Wonders of the Nobel world

December 21, 2001

Herb Kroemer and Sherwood Rowland select seven of their Nobel and near-Nobel favourites.

Max Planck, physics, 1918, and Albert Einstein, physics, 1921
Being a physicist, I naturally think first about physics and physicists, and Planck and Einstein immediately come to mind. Why? Because they simply changed our entire way of thinking.

The development of quantum mechanics
More physics: one of the great wonders of the 20th century was the development of quantum mechanics. It was truly a collective achievement, and I am not going to spend most of my remaining five votes by nominating several individuals separately. Besides, where do you draw the line? So let us leave all of quantum mechanics together as a single true wonder package.

Francis Crick and James Watson, physiology or medicine, 1962
The Double Helix simply redefined biology.

Marie Curie, physics, 1903; chemistry, 1911
In chemistry, I find it difficult to decide between four individuals who cannot possibly be combined into one single wonder: Dmitri Mendeleev, Josiah Gibbs, Marie Curie and Linus Pauling. Gibbs inexcusably was never even nominated for a Nobel, so I reluctantly exclude him. Mendeleev had been nominated repeatedly, but never chosen. So I have settled on Marie Curie: not only did she get Nobels in both physics ("radiation phenomena") and chemistry ("radium and polonium"), she was also one of the great scientific role models of all time.

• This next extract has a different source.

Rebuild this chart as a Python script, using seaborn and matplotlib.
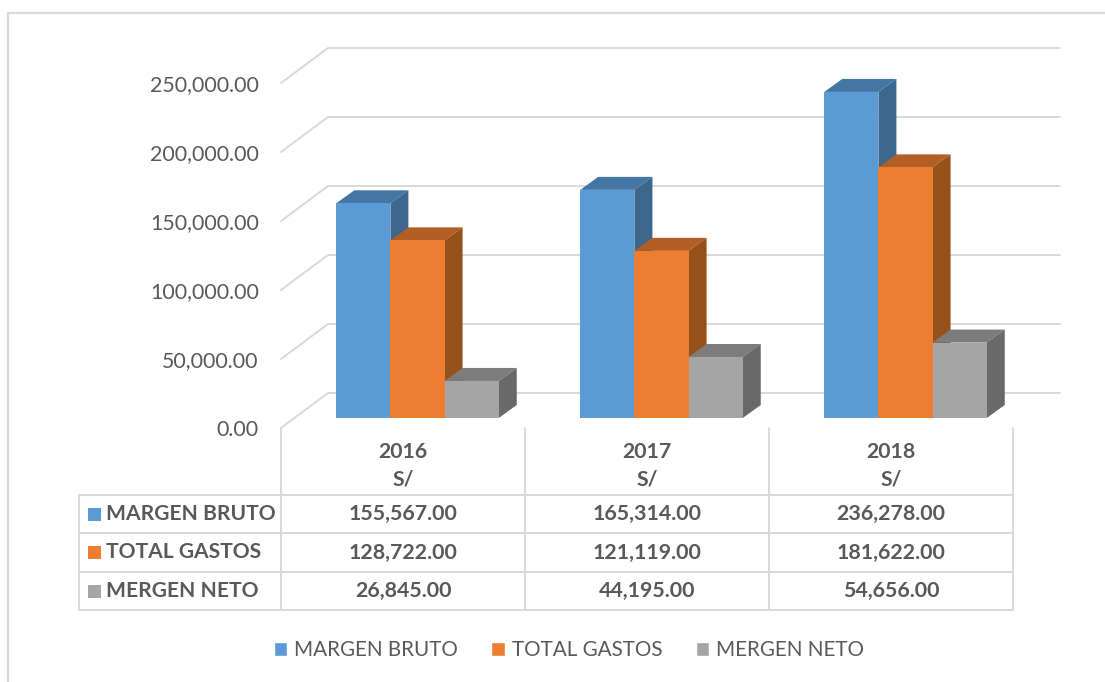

Mikhail Gorbachev, peace, 1990
Gorbachev did more than just end the cold war. He also gave the people of Eastern Europe their freedom back. All without bloodshed. I grew up in East Germany, and, to me, if anyone ever really deserved the peace prize, it was him.

Ludwig Boltzmann
For putting thermodynamics on an atomic basis and in the process advancing atomism. Although nominated several times (including by Max Planck), he never received a Nobel prize. He was simply too revolutionary to appeal to the conservative physics committee of the first Nobel decade - as was Planck. But would there have been a Planck without Ludwig Boltzmann?

Herb Kroemer was awarded the Nobel prize for physics in 2000.

Winston Churchill, literature, 1953
The "brilliant oratory in defending exalted human values" cited by the Nobel committee, as well as his leadership, played a crucial role in preserving those values in our civilisation.

Albert Einstein, physics, 1921
He broadened to the very small and the very energetic the fundamental understanding of the universe beyond the classical understanding of Newtonian mechanics.

Otto Hahn, chemistry, 1944
The fission of uranium with its subsequent chain reactions leading both to nuclear power and to nuclear weapons has been a central development in 20th-century history and politics.

Willard F. Libby, chemistry, 1960
Libby revolutionised archaeology by providing a quantitative clock for knowing when events took place over the past 25,000 years. His Carbon-14 dating scheme also provided major advances in geophysics, geology, oceanography and history.

Guglielmo Marconi, physics, 1909
The transmission of information over long distances without the need for wires or other material connection has globalised the world.

George C. Marshall, peace, 1953
The Marshall plan for a Europe devastated by six years of total war was a major contributor to the rapid renaissance of Europe in the 1950s.

James Watson and Francis Crick, physiology or medicine, 1962
They opened the doors to full understanding of biological processes at the molecular level.


F. Sherwood Rowland won the Nobel prize for chemistry in 1995.